Data -
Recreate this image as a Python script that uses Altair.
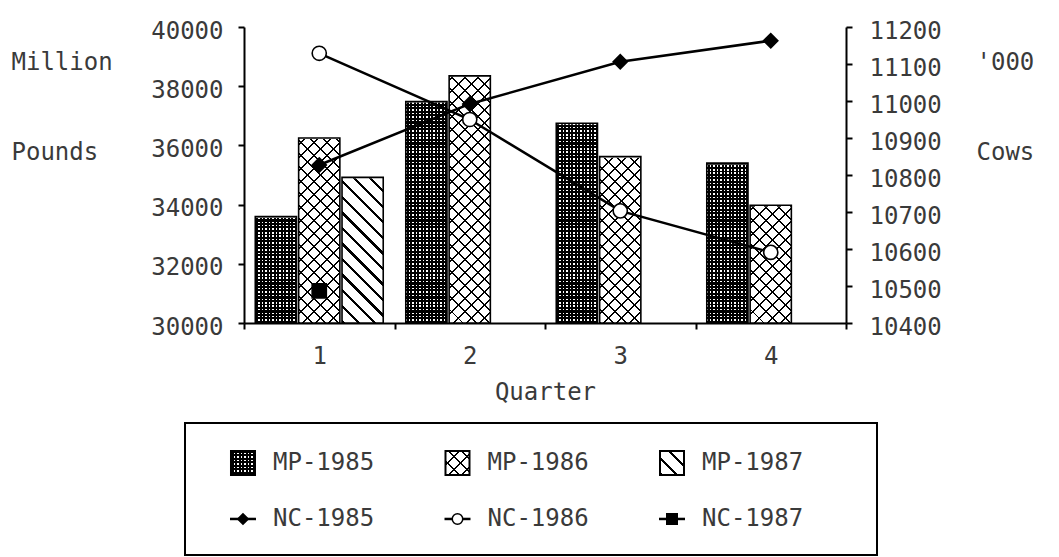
import math

import altair as alt
import pandas as pd

# ---- data -------------------------------------------------------------
quarters = [1, 2, 3, 4]

milk_series = ["MP-1985", "MP-1986", "MP-1987"]
mp_1985 = [33600, 37480, 36750, 35400]
mp_1986 = [36250, 38350, 35620, 33980]
mp_1987 = [34920]

cow_series = ["NC-1985", "NC-1986", "NC-1987"]
nc_1985 = [10827, 10992, 11106, 11163]
nc_1986 = [11129, 10950, 10703, 10591]
nc_1987 = [10487]

pounds_ticks = [30000, 32000, 34000, 36000, 38000, 40000]
cows_ticks = [10400, 10500, 10600, 10700, 10800, 10900, 11000, 11100, 11200]

milk = pd.DataFrame(
    [
        {"Quarter": q, "series": s, "pounds": v}
        for s, vals in zip(milk_series, [mp_1985, mp_1986, mp_1987])
        for q, v in zip(quarters, vals)
    ]
)
cows = pd.DataFrame(
    [
        {"Quarter": q, "series": s, "cows": v}
        for s, vals in zip(cow_series, [nc_1985, nc_1986, nc_1987])
        for q, v in zip(quarters, vals)
    ]
)
legend_items = pd.DataFrame(
    [
        {"label": lab, "col": i % 3, "row": i // 3}
        for i, lab in enumerate(milk_series + cow_series)
    ]
)

# ---- style ------------------------------------------------------------
FONT = "DejaVu Sans Mono"
FS = 24
INK = "#3a3a3a"
PLOT_W, PLOT_H = 602, 296
OFF_INNER, OFF_OUTER = 0.05, 0.26
LEGEND_INDENT = 59  # legend box starts this far left of the plot area

band = PLOT_W / len(quarters)
slot = band / (len(milk_series) - OFF_INNER + 2 * OFF_OUTER)
BAR_W = slot * (1 - OFF_INNER)
SWATCH = 24
CLEAR = "rgba(0,0,0,0)"


def hatch(kind, w, h, period, line_w, gap, phase=0.0):
    """Striped linear gradient laid over a w x h box (bounding-box units)."""
    if kind == "h":
        x1, y1, x2, y2, span = 0, 0, 0, 1, h
    elif kind == "v":
        x1, y1, x2, y2, span = 0, 0, 1, 0, w
    else:
        c = (w + h) / (w * w + h * h)
        span = (w + h) / math.sqrt(2)
        if kind == "down":  # lines running top-left to bottom-right
            x1, y1, x2, y2 = 0, 1, c * w, 1 - c * h
        else:  # lines running bottom-left to top-right
            x1, y1, x2, y2 = 0, 0, c * w, c * h
    stops = [{"offset": 0, "color": gap}]
    pos = phase
    while pos < span:
        a = pos / span
        b = min(pos + line_w, span) / span
        d = min(pos + period, span) / span
        stops += [
            {"offset": a, "color": gap},
            {"offset": a, "color": "black"},
            {"offset": b, "color": "black"},
            {"offset": b, "color": gap},
            {"offset": d, "color": gap},
        ]
        pos += period
    return {"gradient": "linear", "x1": x1, "y1": y1, "x2": x2, "y2": y2, "stops": stops}


def fills(w, h):
    return {
        "dots_base": hatch("v", w, h, 3.5, 2.0, "white", phase=1.0),
        "dots_over": hatch("h", w, h, 3.5, 2.0, CLEAR),
        "cross_base": hatch("down", w, h, 9.2, 1.3, "white"),
        "cross_over": hatch("up", w, h, 9.2, 1.3, CLEAR),
        "slant": hatch("down", w, h, 11.0, 2.4, "white"),
    }


bar_fill = fills(BAR_W, PLOT_H)
swatch_fill = fills(SWATCH, SWATCH)

# ---- shared encodings -------------------------------------------------
x_enc = alt.X(
    "Quarter:O",
    scale=alt.Scale(domain=quarters, paddingInner=0, paddingOuter=0),
    axis=alt.Axis(
        title="Quarter",
        labelAngle=0,
        tickBand="extent",
        tickSize=6,
        tickWidth=2,
        tickColor="black",
        domainColor="black",
        domainWidth=2,
        labelPadding=15,
        titleX=PLOT_W / 2,
        titleY=57,
        titleAlign="center",
        titleBaseline="top",
    ),
)
off_enc = alt.XOffset(
    "series:N",
    scale=alt.Scale(domain=milk_series, paddingInner=OFF_INNER, paddingOuter=OFF_OUTER),
)

pounds_scale = alt.Scale(domain=[30000, 40000], zero=False, nice=False)
pounds_axis = alt.Axis(
    values=pounds_ticks,
    format="d",
    tickSize=6,
    tickWidth=2,
    tickColor="black",
    domainColor="black",
    domainWidth=2,
    labelPadding=15,
    labelOffset=4,
    labelOverlap=False,
    title=["Million", "Pounds"],
    titleAngle=0,
    titleAlign="left",
    titleBaseline="top",
    titleX=-233,
    titleY=23,
    titleLineHeight=90,
)
cows_scale = alt.Scale(domain=[10400, 11200], zero=False, nice=False)
cows_axis = alt.Axis(
    orient="right",
    values=cows_ticks,
    format="d",
    tickSize=6,
    tickWidth=2,
    tickColor="black",
    domainColor="black",
    domainWidth=2,
    labelPadding=17,
    labelOffset=4,
    labelOverlap=False,
    title=["'000", "Cows"],
    titleAngle=0,
    titleAlign="left",
    titleBaseline="top",
    titleX=130,
    titleY=23,
    titleLineHeight=90,
)

y_full = alt.YDatum(40000, type="quantitative", scale=pounds_scale, axis=pounds_axis)
y_value = alt.Y("pounds:Q", scale=pounds_scale, axis=pounds_axis)


def pattern_layer(series, key):
    return (
        alt.Chart(milk)
        .transform_filter(alt.datum.series == series)
        .mark_bar(fill=bar_fill[key], strokeWidth=0)
        .encode(x=x_enc, xOffset=off_enc, y=y_full, y2=alt.Y2Datum(30000))
    )


bars = alt.layer(
    pattern_layer("MP-1985", "dots_base"),
    pattern_layer("MP-1985", "dots_over"),
    pattern_layer("MP-1986", "cross_base"),
    pattern_layer("MP-1986", "cross_over"),
    pattern_layer("MP-1987", "slant"),
    # blank out the pattern above each bar's value
    alt.Chart(milk)
    .mark_bar(fill="white", stroke="white", strokeWidth=2)
    .encode(x=x_enc, xOffset=off_enc, y=y_value, y2=alt.Y2Datum(40000)),
    # bar outlines
    alt.Chart(milk)
    .mark_bar(fillOpacity=0, stroke="black", strokeWidth=1.6)
    .encode(x=x_enc, xOffset=off_enc, y=y_value, y2=alt.Y2Datum(30000)),
)

y_cows = alt.Y("cows:Q", scale=cows_scale, axis=cows_axis)
shape_scale = alt.Scale(domain=cow_series, range=["diamond", "circle", "square"])
fill_scale = alt.Scale(domain=cow_series, range=["black", "white", "black"])

lines = alt.layer(
    alt.Chart(cows)
    .mark_line(color="black", strokeWidth=2.5)
    .encode(x=x_enc, y=y_cows, detail="series:N"),
    alt.Chart(cows)
    .mark_point(filled=True, size=200, stroke="black", strokeWidth=1.6, opacity=1)
    .encode(
        x=x_enc,
        y=y_cows,
        shape=alt.Shape("series:N", scale=shape_scale, legend=None),
        fill=alt.Fill("series:N", scale=fill_scale, legend=None),
    ),
)

top = (
    alt.layer(bars, lines)
    .resolve_scale(y="independent")
    .properties(width=PLOT_W, height=PLOT_H)
)

# empty left cell that pushes the plot area right of the legend's left edge
gutter = (
    alt.Chart(pd.DataFrame({"k": [0]}))
    .mark_point(opacity=0)
    .encode(x=alt.value(0), y=alt.value(0))
    .properties(width=1, height=PLOT_H)
)
top_row = alt.hconcat(gutter, top, spacing=LEGEND_INDENT - 1, bounds="flush")

# ---- legend box -------------------------------------------------------
lx = alt.X(
    "col:O",
    scale=alt.Scale(type="point", domain=[0, 1, 2], padding=0.613, align=0.2205),
    axis=None,
)
ly = alt.Y(
    "row:O",
    scale=alt.Scale(type="point", domain=[0, 1], padding=0.679, align=0.526),
    axis=None,
)


def swatch_layer(series, key):
    return (
        alt.Chart(legend_items)
        .transform_filter(alt.datum.label == series)
        .mark_square(size=SWATCH * SWATCH, fill=swatch_fill[key], strokeWidth=0, opacity=1)
        .encode(x=lx, y=ly)
    )


legend = alt.layer(
    swatch_layer("MP-1985", "dots_base"),
    swatch_layer("MP-1985", "dots_over"),
    swatch_layer("MP-1986", "cross_base"),
    swatch_layer("MP-1986", "cross_over"),
    swatch_layer("MP-1987", "slant"),
    alt.Chart(legend_items)
    .transform_filter(alt.datum.row == 0)
    .mark_square(size=SWATCH * SWATCH, filled=False, stroke="black", strokeWidth=2, opacity=1)
    .encode(x=lx, y=ly),
    alt.Chart(legend_items)
    .transform_filter(alt.datum.row == 1)
    .mark_point(shape="M-1,0H1", size=26 * 26, filled=False, stroke="black", strokeWidth=2.5, opacity=1)
    .encode(x=lx, y=ly),
    alt.Chart(legend_items)
    .transform_filter(alt.datum.row == 1)
    .mark_point(filled=True, size=110, stroke="black", strokeWidth=1.5, opacity=1)
    .encode(
        x=lx,
        y=ly,
        shape=alt.Shape("label:N", scale=shape_scale, legend=None),
        fill=alt.Fill("label:N", scale=fill_scale, legend=None),
    ),
    alt.Chart(legend_items)
    .mark_text(align="left", baseline="middle", dx=30, font=FONT, fontSize=FS, color=INK)
    .encode(x=lx, y=ly, text="label:N"),
).properties(
    width=692,
    height=132,
    view=alt.ViewBackground(stroke="black", strokeWidth=2),
)

chart = (
    alt.vconcat(top_row, legend, spacing=17)
    .properties(padding={"left": 10, "top": 18, "right": 5, "bottom": 2})
    .configure_view(stroke="transparent")
    .configure_axis(
        grid=False,
        labelFont=FONT,
        labelFontSize=FS,
        labelColor=INK,
        titleFont=FONT,
        titleFontSize=FS,
        titleColor=INK,
        titleFontWeight="normal",
    )
)

chart.save("out.html", embed_options={"renderer": "svg", "actions": False})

Exercise directions -
Look through the listing and extract every line with "this" in it.

The solution -
Recreate this image as a Python script that uses Altair.
LEGEND_INDENT = 59  # legend box starts this far left of the plot area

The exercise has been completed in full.